D’ici à quelques jours, fin novembre, après un peu plus d’un an de travaux, va se terminer la construction d’une passe à poissons, au niveau d’un barrage sur la Marne, à Saint-Dizier, en Haute-Marne. Cet ouvrage, de 2,80 m de large pour 65 m de long, va permettre la montaison des anguilles et autres poissons migrateurs de la rivière. Pour réaliser cet ouvrage de génie civil, il a fallu excaver 1 500 m3 de terre sur la rive droite du barrage. Au préalable, il a été nécessaire de sécuriser le périmètre de fouille. Du fait de la nature du sol, marno-calcaire, une technique de paroi en pieux sécants a été choisie. La nature du projet expose à des risques spécifiques : chutes de personnes aux abords des zones de creusement, ensevelissement ou anoxie au fond des mêmes zones, coactivité, noyade…

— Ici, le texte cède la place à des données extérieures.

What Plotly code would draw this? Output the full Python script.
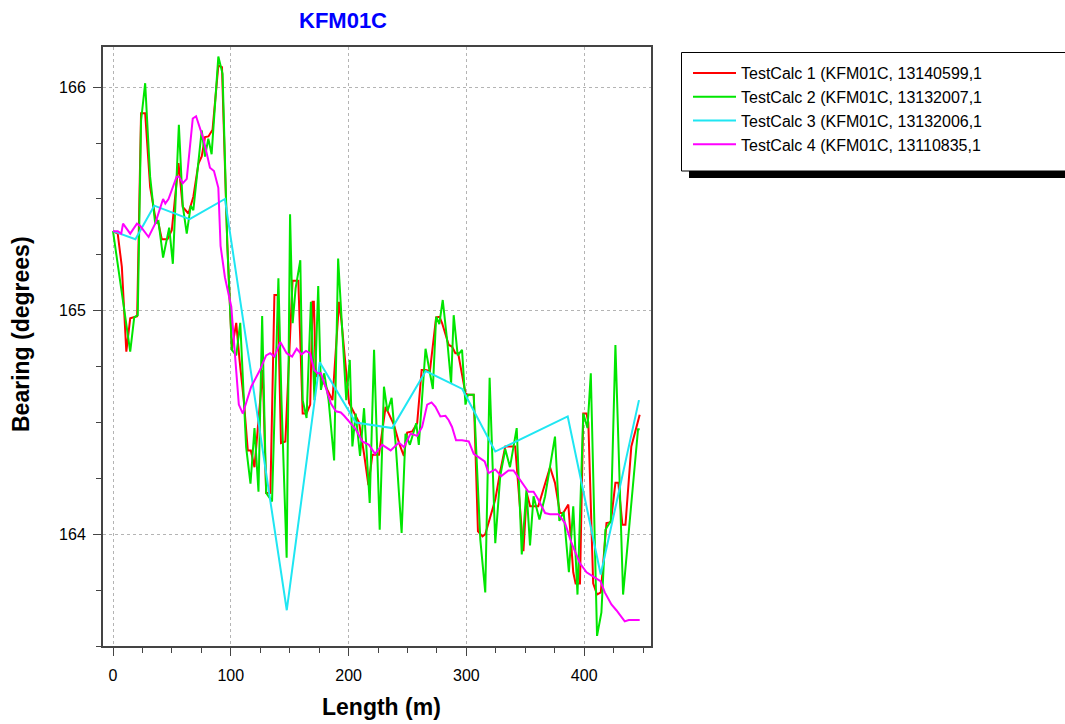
import plotly.graph_objects as go

# ---------------- data ----------------
calc1_len = [0, 4, 7.5, 11.3, 14.6, 18, 20.5, 23.8, 27.3, 31.5,
             35.8, 38.6, 41.4, 46.2, 49.9, 55.6, 59.2, 64, 68.2, 72.5,
             75.3, 78.1, 81, 84.5, 89.4, 92.5, 97, 100.9, 104.6, 107.4,
             111, 114.4, 117, 120.1, 127.1, 130, 133.6, 137, 139.8, 142.6,
             146.3, 152.4, 157.3, 161, 164.3, 167.4, 169.4, 170.5, 172.2, 175,
             179, 186.3, 191.9, 194, 200.4, 204, 208.9, 213.1, 216.8, 220.2,
             225.8, 231.4, 234, 238.5, 242.7, 246.9, 249.7, 254, 258.2, 262,
             265.3, 269, 274.3, 277.2, 279.4, 285, 287.8, 290.6, 293, 299.2,
             301.3, 306.2, 309.8, 313.7, 316, 324.5, 328.7, 333, 341.4, 348.4,
             351.2, 354.1, 361, 365.3, 371, 375.2, 379.4, 382.2, 386.5, 390.7,
             392.7, 396.4, 399.2, 402, 403.5, 407.6, 410.9, 414.1, 418.9, 422.6,
             426.5, 429, 432.4, 435, 440, 447.1]
calc1_bearing = [165.356, 165.345, 165.196, 164.817, 164.966, 164.973, 164.975, 165.884, 165.884, 165.554,
                 165.42, 165.39, 165.32, 165.32, 165.36, 165.66, 165.464, 165.435, 165.51, 165.658,
                 165.69, 165.777, 165.78, 165.81, 166.097, 166.09, 165.3, 164.825, 164.946, 164.78,
                 164.6, 164.375, 164.375, 164.30, 164.735, 164.185, 164.185, 165.07, 165.07, 164.408,
                 164.415, 165.134, 165.134, 164.54, 164.54, 164.58, 165.04, 165.04, 164.705, 164.72,
                 164.68, 164.60, 165.04, 164.95, 164.587, 164.55, 164.50, 164.36, 164.22, 164.356,
                 164.356, 164.57, 164.54, 164.49, 164.41, 164.35, 164.455, 164.46, 164.497, 164.735,
                 164.735, 164.73, 164.97, 164.973, 164.944, 164.847, 164.84, 164.81, 164.81, 164.63,
                 164.624, 164.624, 164.013, 163.99, 164.0, 164.155, 164.281, 164.393, 164.393, 163.924,
                 164.185, 164.125, 164.125, 164.2, 164.30, 164.23, 164.095, 164.095, 164.133, 163.83,
                 163.78, 163.78, 164.54, 164.54, 164.5, 163.78, 163.73, 163.74, 164.05, 164.054,
                 164.23, 164.23, 164.043, 164.043, 164.393, 164.535]

calc2_len = [0, 14.6, 18, 21, 23.8, 27.3, 31.5, 35.8, 38.6, 42.5,
             47.7, 50.8, 55.9, 59.2, 62.6, 66, 68.2, 72.5, 75.3, 78.1,
             80.9, 83.7, 89.4, 93, 97, 100.9, 104.6, 108, 113, 116.7,
             120.1, 123.5, 126.6, 130, 135, 140.4, 143, 147.4, 150.3, 152.5,
             155, 159, 161, 164.3, 168, 171, 174.2, 176.5, 179.3, 183,
             187.7, 191.1, 194, 198, 201, 203.2, 206, 209.7, 213.1, 217.9,
             221.6, 226.4, 230, 233, 236.5, 240, 245, 248.3, 252, 257.4,
             259.6, 265.3, 271.5, 274.3, 277, 279.9, 284, 287, 289.2, 292.6,
             296.3, 299.2, 301.3, 306.2, 309, 311.8, 316, 319.7, 324.5, 328.7,
             333, 337, 342.7, 347, 351, 354, 357, 362, 366.8, 371,
             375.2, 378.9, 382.5, 387, 390.7, 394.3, 399.2, 402.8, 405.6, 410.9,
             414.6, 418, 422.6, 426.5, 433, 445.7, 447.1]
calc2_bearing = [165.356, 164.817, 164.97, 164.98, 165.85, 166.018, 165.6, 165.39, 165.4, 165.238,
                 165.372, 165.21, 165.832, 165.47, 165.345, 165.47, 165.45, 165.66, 165.807, 165.69,
                 165.77, 165.70, 166.137, 166.06, 165.3, 164.825, 164.80, 164.946, 164.39, 164.226,
                 164.475, 164.19, 164.976, 164.185, 164.147, 165.145, 164.6, 163.895, 165.432, 164.944,
                 165.1, 165.226, 164.6, 164.52, 165.04, 164.6, 165.11, 164.646, 164.72, 164.6,
                 164.33, 165.234, 164.95, 164.6, 164.78, 164.393, 164.54, 164.35, 164.564, 164.14,
                 164.825, 164.02, 164.66, 164.55, 164.61, 164.4, 164.006, 164.45, 164.4, 164.497,
                 164.40, 164.83, 164.65, 164.973, 164.94, 165.048, 164.85, 164.676, 164.98, 164.80,
                 164.825, 164.58, 164.624, 164.624, 164.3, 163.976, 163.74, 164.70, 163.96, 164.26,
                 164.38, 164.3, 164.475, 163.91, 164.2, 163.95, 164.17, 164.066, 164.17, 164.30,
                 164.437, 164.06, 164.1, 163.83, 164.125, 163.73, 164.54, 164.475, 164.72, 163.545,
                 163.65, 164.02, 164.06, 164.847, 163.73, 164.47, 164.47]

calc3_len = [0, 19, 35, 65, 95, 147.5, 175.5, 206, 237, 265.5, 296.5, 324.5, 386, 414, 446.5]
calc3_bearing = [165.356, 165.32, 165.47, 165.41, 165.50, 163.66, 164.77, 164.50, 164.475,
                 164.73, 164.65, 164.37, 164.527, 163.82, 164.60]

calc4_len = [0, 4, 7, 8.5, 14.6, 20.3, 23, 30.2, 35.8, 42.5,
             44.4, 47.1, 54, 56, 59.2, 62.6, 67.7, 70.5, 76.7, 82.3,
             85.7, 89.4, 91.3, 95, 100.4, 106.8, 110.2, 117.3, 124.3, 130,
             133.4, 137, 142, 147.4, 152, 155.9, 160.1, 163.8, 167.2, 170.8,
             173.6, 176.5, 181, 185, 189.2, 193.4, 196.2, 200.4, 206, 211.7,
             217.3, 222.4, 228.6, 235.7, 242.7, 246.9, 252.6, 258.2, 262.4, 266.7,
             270.4, 273.7, 277.9, 282.2, 285, 287.8, 291.2, 296.3, 302, 306.2,
             315.5, 318.8, 324.5, 329.6, 335.7, 340, 347, 352.6, 357, 361,
             366.8, 371, 378, 383.7, 389.3, 396.4, 402, 410.5, 413.8, 417.5,
             423.1, 427.3, 434.4, 437.8, 447.1]
calc4_bearing = [165.356, 165.356, 165.345, 165.39, 165.345, 165.39, 165.38, 165.33, 165.39, 165.50,
                 165.48, 165.50, 165.60, 165.60, 165.57, 165.59, 165.86, 165.87, 165.77, 165.64,
                 165.625, 165.55, 165.29, 165.15, 165.018, 164.58, 164.54, 164.66, 164.73, 164.80,
                 164.81, 164.795, 164.86, 164.81, 164.795, 164.83, 164.805, 164.82, 164.81, 164.735,
                 164.72, 164.72, 164.65, 164.585, 164.55, 164.545, 164.53, 164.505, 164.47, 164.415,
                 164.40, 164.36, 164.40, 164.375, 164.41, 164.39, 164.45, 164.44, 164.48, 164.58,
                 164.59, 164.57, 164.527, 164.53, 164.51, 164.48, 164.42, 164.42, 164.415, 164.36,
                 164.326, 164.274, 164.29, 164.26, 164.285, 164.285, 164.232, 164.19, 164.19, 164.155,
                 164.095, 164.09, 164.09, 164.05, 163.96, 163.87, 163.83, 163.80, 163.79, 163.74,
                 163.686, 163.66, 163.61, 163.616, 163.616]

series_names = ["TestCalc 1 (KFM01C, 13140599,1",
                "TestCalc 2 (KFM01C, 13132007,1",
                "TestCalc 3 (KFM01C, 13132006,1",
                "TestCalc 4 (KFM01C, 13110835,1"]
series_colors = ["#ff0000", "#00e600", "#1fe6f2", "#ff00ff"]

x_tick_vals = [0, 100, 200, 300, 400]
y_tick_vals = [164, 165, 166]

# ---------------- layout helpers ----------------
W, H = 1065, 724
L, R, T, B = 103, 651, 47, 646   # plot-area pixel edges


def px(xp):
    return (xp - L) / (R - L)


def py(yp):
    return (B - yp) / (B - T)


FONT = "Liberation Sans, Arial, Helvetica, sans-serif"

fig = go.Figure()
data = [(calc1_len, calc1_bearing), (calc2_len, calc2_bearing),
        (calc3_len, calc3_bearing), (calc4_len, calc4_bearing)]
for (xs, ys), name, col in zip(data, series_names, series_colors):
    fig.add_trace(go.Scatter(x=xs, y=ys, mode="lines", name=name,
                             line=dict(color=col, width=2)))

axis_common = dict(
    showline=True, mirror=True, linecolor="#444444", linewidth=2,
    showgrid=True, gridcolor="#b4b4b4", gridwidth=1, griddash="3px,3px",
    zeroline=False, ticks="outside", ticklen=8, tickwidth=1, tickcolor="#444444",
    tickfont=dict(family=FONT, size=16, color="black"),
)

fig.update_xaxes(range=[-8.5, 456.7], tickvals=x_tick_vals,
                 minor=dict(dtick=25, tick0=0, ticks="outside", ticklen=5,
                            tickcolor="#444444", showgrid=False),
                 ticklabelstandoff=6, **axis_common)
fig.update_yaxes(range=[163.5, 166.18], tickvals=y_tick_vals,
                 minor=dict(dtick=0.25, tick0=163, ticks="outside", ticklen=5,
                            tickcolor="#444444", showgrid=False),
                 ticklabelstandoff=4, **axis_common)

shapes = [
    # legend shadow
    dict(type="rect", xref="paper", yref="paper", x0=px(689), x1=px(1120),
         y0=py(178), y1=py(60), fillcolor="black", line=dict(width=0), layer="above"),
    # legend box
    dict(type="rect", xref="paper", yref="paper", x0=px(681.5), x1=px(1120),
         y0=py(171), y1=py(52.5), fillcolor="white",
         line=dict(color="black", width=1), layer="above"),
]

annotations = [
    dict(text="<b>KFM01C</b>", x=px(343), y=py(21), xref="paper", yref="paper",
         showarrow=False, xanchor="center", yanchor="middle",
         font=dict(family=FONT, size=22, color="#0000ff")),
    dict(text="<b>Length (m)</b>", x=px(381), y=py(707), xref="paper", yref="paper",
         showarrow=False, xanchor="center", yanchor="middle",
         font=dict(family=FONT, size=23, color="black")),
    dict(text="<b>Bearing (degrees)</b>", x=px(21), y=py(334), xref="paper", yref="paper",
         showarrow=False, xanchor="center", yanchor="middle", textangle=-90,
         font=dict(family=FONT, size=23, color="black")),
]

fig.update_layout(
    width=W, height=H,
    margin=dict(l=L, r=W - R, t=T, b=H - B),
    paper_bgcolor="white", plot_bgcolor="white",
    showlegend=True,
    legend=dict(x=px(688), y=py(56), xanchor="left", yanchor="top",
                bgcolor="rgba(0,0,0,0)", borderwidth=0,
                font=dict(family=FONT, size=16, color="black"),
                itemwidth=43, tracegroupgap=0),
    shapes=shapes, annotations=annotations,
)

fig.write_html("out.html")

« D’après mes recherches, il s’agit d’une des premières passes à poissons construites avec cette technique en France », précise Hugues Falissard, ingénieur travaux chez Bouygues Travaux Publics (TP) région France et responsable travaux de cette opération. Cela a consisté à réaliser des pieux en béton, de 62 cm de diamètre suivant un entraxe – l’écart entre leurs centres respectifs – inférieur à leur diamètre. Ils sont ainsi alignés en s’imbriquant les uns aux autres, ce qui forme une paroi à la surface ondulée, parfaitement étanche pour effectuer ensuite les travaux de terrassement et de génie civil.

« C’est une opération très particulière, poursuit-il : aires de travail situées 8 m au-dessous du sol, largeur inférieure à 2,80 m en fond de fouille, présence de butons à mi-hauteur, de matériel et d’armatures en nombre, ainsi que d’engins de forte puissance, dont deux grues. » Jusqu’à 25 compagnons ont évolué sur une emprise très réduite. Pour éviter les chutes, des garde-corps ont été installés sur tout le périmètre de creusement. Un cheminement balisé a été aménagé pour séparer les flux et réduire les risques de collisions engins-piétons.

UNE PASSE À POISSONS POUR QUOI FAIRE ?

Lorsque les vannes du barrage sont abaissées, le niveau de la Marne monte de deux mètres en amont du barrage et une partie de ses eaux se déverse dans un canal voisin qui alimente le lac du Der. Cela créait jusqu’alors un obstacle empêchant les poissons positionnés en aval du barrage de remonter le courant de la Marne. Il a ainsi été décidé d’aménager en bordure du barrage une passe pour leur permettre, même vannes abaissées, de remonter le courant.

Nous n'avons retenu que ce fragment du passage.